What is asked:
From the records below, transcribe only the lines running from the one with "The picture is" through the one with "35, 32.5, 13.5]];". Keep both of those end lines.

Saved data entries
——————————

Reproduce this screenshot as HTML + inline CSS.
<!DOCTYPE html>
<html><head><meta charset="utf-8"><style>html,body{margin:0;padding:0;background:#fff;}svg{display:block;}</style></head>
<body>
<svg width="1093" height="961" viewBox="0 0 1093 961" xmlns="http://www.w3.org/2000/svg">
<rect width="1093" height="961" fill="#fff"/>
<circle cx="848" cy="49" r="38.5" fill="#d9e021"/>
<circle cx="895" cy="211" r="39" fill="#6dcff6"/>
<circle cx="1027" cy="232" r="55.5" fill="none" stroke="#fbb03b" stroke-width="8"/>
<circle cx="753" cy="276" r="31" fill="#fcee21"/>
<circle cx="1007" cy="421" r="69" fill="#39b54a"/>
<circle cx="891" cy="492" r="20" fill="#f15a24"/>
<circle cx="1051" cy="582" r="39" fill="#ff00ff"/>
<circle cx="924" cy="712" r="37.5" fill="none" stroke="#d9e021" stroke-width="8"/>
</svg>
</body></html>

——————————

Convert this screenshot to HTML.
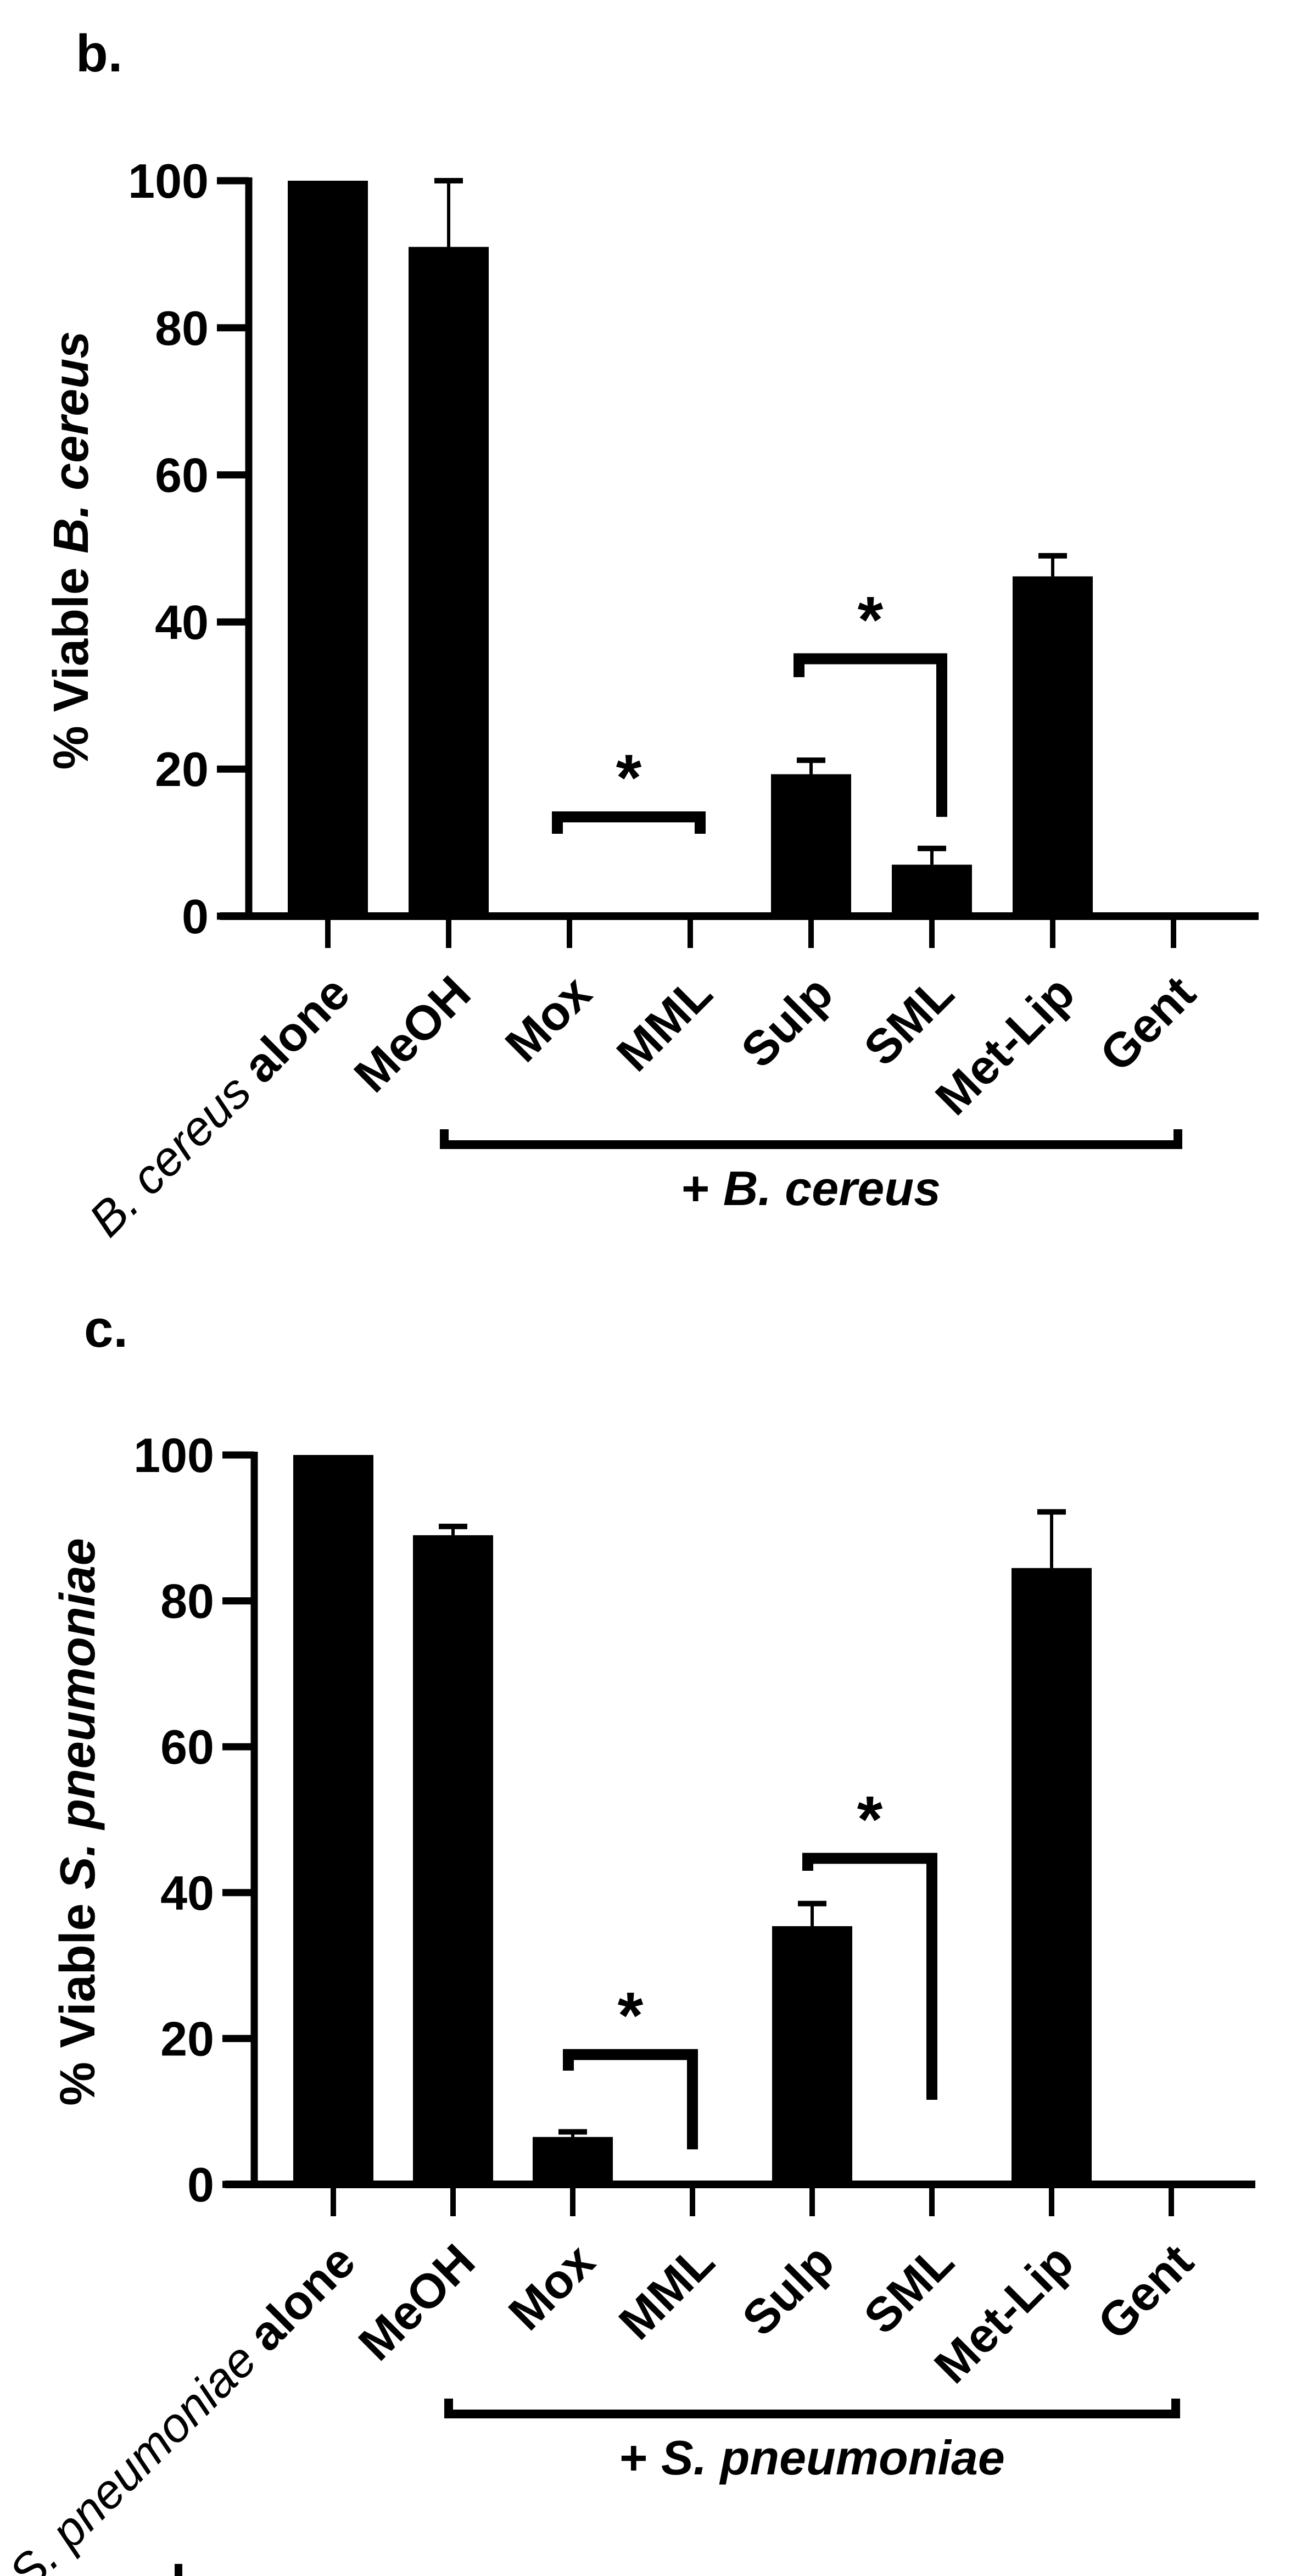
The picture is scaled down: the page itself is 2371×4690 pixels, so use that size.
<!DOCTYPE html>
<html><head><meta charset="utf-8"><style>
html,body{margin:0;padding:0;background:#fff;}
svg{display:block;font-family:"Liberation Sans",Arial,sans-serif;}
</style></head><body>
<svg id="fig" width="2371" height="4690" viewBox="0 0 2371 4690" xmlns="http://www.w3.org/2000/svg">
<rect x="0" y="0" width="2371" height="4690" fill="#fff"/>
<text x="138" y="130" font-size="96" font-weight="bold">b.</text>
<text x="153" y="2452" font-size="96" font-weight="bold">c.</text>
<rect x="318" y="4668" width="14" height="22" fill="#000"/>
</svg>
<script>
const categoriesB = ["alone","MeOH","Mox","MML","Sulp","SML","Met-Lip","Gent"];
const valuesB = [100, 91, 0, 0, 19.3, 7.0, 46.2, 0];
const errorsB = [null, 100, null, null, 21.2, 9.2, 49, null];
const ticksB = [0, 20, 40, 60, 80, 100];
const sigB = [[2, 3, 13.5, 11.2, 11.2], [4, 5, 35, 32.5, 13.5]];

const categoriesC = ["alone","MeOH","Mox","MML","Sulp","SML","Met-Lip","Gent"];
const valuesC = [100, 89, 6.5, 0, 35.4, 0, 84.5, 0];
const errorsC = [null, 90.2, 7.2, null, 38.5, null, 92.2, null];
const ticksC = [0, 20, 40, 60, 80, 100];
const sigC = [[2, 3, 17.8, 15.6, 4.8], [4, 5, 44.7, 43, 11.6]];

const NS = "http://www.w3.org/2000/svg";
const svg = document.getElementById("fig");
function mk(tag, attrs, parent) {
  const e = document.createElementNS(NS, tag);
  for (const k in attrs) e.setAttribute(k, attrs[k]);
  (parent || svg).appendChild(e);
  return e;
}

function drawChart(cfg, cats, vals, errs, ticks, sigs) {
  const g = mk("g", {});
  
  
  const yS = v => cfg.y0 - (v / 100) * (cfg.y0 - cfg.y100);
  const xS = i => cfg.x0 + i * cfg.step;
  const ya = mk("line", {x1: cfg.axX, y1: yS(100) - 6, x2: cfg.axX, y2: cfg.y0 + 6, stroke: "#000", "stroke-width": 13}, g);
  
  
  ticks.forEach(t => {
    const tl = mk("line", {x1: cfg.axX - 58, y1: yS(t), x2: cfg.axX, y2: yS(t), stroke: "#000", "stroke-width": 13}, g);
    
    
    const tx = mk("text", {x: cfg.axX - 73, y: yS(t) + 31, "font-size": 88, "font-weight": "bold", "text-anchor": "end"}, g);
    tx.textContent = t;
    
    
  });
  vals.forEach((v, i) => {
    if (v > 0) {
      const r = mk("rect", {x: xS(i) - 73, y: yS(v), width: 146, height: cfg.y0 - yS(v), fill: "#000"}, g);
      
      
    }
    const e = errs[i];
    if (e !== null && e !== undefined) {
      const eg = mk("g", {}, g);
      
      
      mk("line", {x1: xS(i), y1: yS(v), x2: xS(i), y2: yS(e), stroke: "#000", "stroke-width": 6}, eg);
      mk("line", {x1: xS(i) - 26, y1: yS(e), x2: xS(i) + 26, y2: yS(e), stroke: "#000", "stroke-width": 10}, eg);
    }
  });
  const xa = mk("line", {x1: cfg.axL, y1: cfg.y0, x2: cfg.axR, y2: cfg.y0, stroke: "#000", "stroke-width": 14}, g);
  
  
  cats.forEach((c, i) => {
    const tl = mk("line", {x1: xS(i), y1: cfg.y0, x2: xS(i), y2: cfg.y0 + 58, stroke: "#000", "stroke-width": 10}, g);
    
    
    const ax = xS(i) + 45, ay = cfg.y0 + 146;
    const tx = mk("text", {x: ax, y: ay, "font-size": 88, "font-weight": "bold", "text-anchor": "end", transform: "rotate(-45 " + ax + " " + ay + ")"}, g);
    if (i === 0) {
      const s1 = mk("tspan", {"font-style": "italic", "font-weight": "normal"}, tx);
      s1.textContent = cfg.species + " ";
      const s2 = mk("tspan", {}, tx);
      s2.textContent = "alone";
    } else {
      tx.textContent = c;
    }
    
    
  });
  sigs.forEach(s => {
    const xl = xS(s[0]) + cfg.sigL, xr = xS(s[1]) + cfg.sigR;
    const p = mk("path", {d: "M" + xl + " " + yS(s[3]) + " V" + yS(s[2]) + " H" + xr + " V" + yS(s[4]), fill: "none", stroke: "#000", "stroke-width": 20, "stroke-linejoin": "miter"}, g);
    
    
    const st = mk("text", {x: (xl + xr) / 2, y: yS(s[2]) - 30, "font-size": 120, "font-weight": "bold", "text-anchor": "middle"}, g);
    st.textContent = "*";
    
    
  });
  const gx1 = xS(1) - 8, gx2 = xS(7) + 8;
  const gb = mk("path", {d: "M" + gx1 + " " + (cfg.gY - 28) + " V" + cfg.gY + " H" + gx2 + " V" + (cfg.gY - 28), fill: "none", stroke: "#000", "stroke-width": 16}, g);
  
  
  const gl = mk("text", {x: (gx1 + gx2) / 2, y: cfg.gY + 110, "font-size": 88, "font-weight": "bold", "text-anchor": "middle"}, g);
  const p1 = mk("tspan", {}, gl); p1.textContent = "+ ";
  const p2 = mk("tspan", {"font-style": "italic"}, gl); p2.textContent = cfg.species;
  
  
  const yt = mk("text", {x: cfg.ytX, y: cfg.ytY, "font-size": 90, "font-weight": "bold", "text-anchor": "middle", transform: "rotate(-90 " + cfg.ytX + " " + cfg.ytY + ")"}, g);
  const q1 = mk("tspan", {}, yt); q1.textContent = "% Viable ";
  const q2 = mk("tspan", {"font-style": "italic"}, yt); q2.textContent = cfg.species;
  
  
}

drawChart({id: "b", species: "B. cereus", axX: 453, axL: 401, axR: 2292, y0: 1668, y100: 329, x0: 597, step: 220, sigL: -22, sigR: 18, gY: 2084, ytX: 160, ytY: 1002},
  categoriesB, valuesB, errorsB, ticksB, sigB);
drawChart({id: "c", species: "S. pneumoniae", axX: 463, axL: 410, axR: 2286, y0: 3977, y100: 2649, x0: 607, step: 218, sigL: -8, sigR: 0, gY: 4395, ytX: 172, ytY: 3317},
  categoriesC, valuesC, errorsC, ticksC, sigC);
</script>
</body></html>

——————————

Answer to the problem:
The picture is scaled down: the page itself is 2371×4690 pixels, so use that size.
<!DOCTYPE html>
<html><head><meta charset="utf-8"><style>
html,body{margin:0;padding:0;background:#fff;}
svg{display:block;font-family:"Liberation Sans",Arial,sans-serif;}
</style></head><body>
<svg id="fig" width="2371" height="4690" viewBox="0 0 2371 4690" xmlns="http://www.w3.org/2000/svg">
<rect x="0" y="0" width="2371" height="4690" fill="#fff"/>
<text x="138" y="130" font-size="96" font-weight="bold">b.</text>
<text x="153" y="2452" font-size="96" font-weight="bold">c.</text>
<rect x="318" y="4668" width="14" height="22" fill="#000"/>
</svg>
<script>
const categoriesB = ["alone","MeOH","Mox","MML","Sulp","SML","Met-Lip","Gent"];
const valuesB = [100, 91, 0, 0, 19.3, 7.0, 46.2, 0];
const errorsB = [null, 100, null, null, 21.2, 9.2, 49, null];
const ticksB = [0, 20, 40, 60, 80, 100];
const sigB = [[2, 3, 13.5, 11.2, 11.2], [4, 5, 35, 32.5, 13.5]];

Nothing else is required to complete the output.